When "the god of this world" comes to a man who is already blind by nature, he seeks to "make assurance doubly sure" by bandaging his eyes so securely that the light of the gospel shall be still more completely hidden from him. If such a man attends a place of worship, the devil persuades him that he is not a sinner, so that he need not take to himself the preacher's warnings and exhortations. Another says, "I don't intend to trouble about any of these things, my one aim is to get on in the world." Yes, just so, "the god of this world" has blinded his eyes. So effectually does Satan blind the man that he cannot see his own depravity. O soul, what shall it profit thee if thou shalt gain the whole world, and yet be lost for ever! What if thou shalt die upon a bed of down, and wake up among the lost in hell! May God give all of us the grace to look upon the two worlds in their proper light! If the next world is only a trifle, trifle with it. If His world is everything, make everything of it. As you possess an immortal spirit, think well where that spirit is to spend eternity. As all have sinned, and come short of the glory of God, you are a sinner, and you need salvation, so do, I entreat you, trust in him who alone can save the guilty, "for there is none other name under heaven given among men, whereby we must be saved" Acts 4:12, but the name of Jesus; and he is able to save unto the uttermost all who come unto God by him. I said just now that I do entreat you to trust in him, and so I do, yet this is not half so much my business as it is yours. The preacher of the gospel ought to be in earnest, but when he has faithfully delivered his message, the responsibility is transferred to his hearers.
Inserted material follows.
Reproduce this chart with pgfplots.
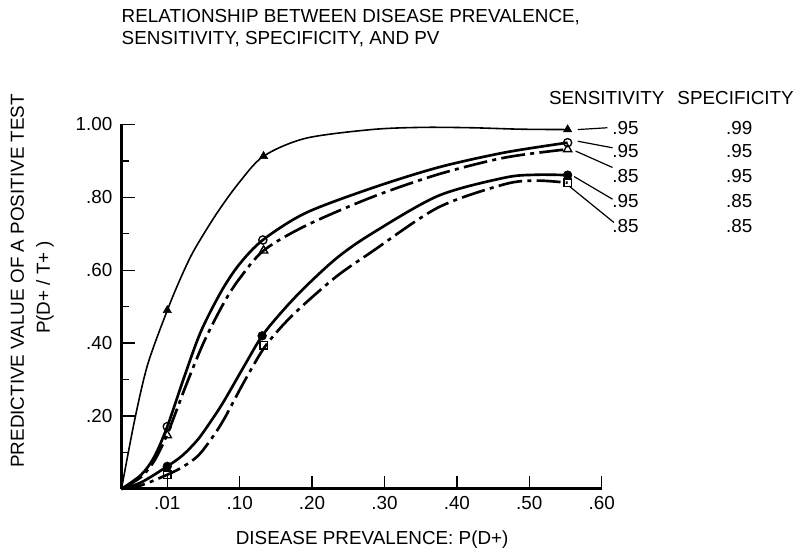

As the Lord liveth, I will take no responsibility of yours upon myself; to our own Master you and I must stand or fall; but, as your fellow-man, as one who devoutly desires that you should not be lost, I do beseech you to seek from God grace to get rid of the scales from your eyes so that you may see sin, and salvation, and everything else as they are in His sight, and may look to Jesus, and find eternal life in him.
Some of you young men are perhaps going to Oxford or Cambridge. Well, study hard, be senior wranglers if you can; but, with all the knowledge that you may acquire, do get a clear understanding of eternal things, and seek the wisdom that cometh from above. When you wear the degrees which earthly knowledge will procure for you, may you also wear the higher degree which God shall confer upon you as the children of the kingdom, children of God by faith in Christ Jesus! Sit at the feet of divines and philosophers if you will, but do also sit at the feet of Jesus, and learn of him, for so shall you have honour and glory that shall last for ever. Do seek after the honour which cometh from God, which can only be found by believing in Jesus, and seeking to please him in all things. My time has gone, and your time for repentance and faith is almost gone. May the realities of eternity be deeply impressed upon us all and may we be prepared, when death shall summon us to stand before God, to prove that the gospel was not hidden from us, that so we may not be among "them that are lost." May God save us, by His grace, for Jesus' sake! Amen.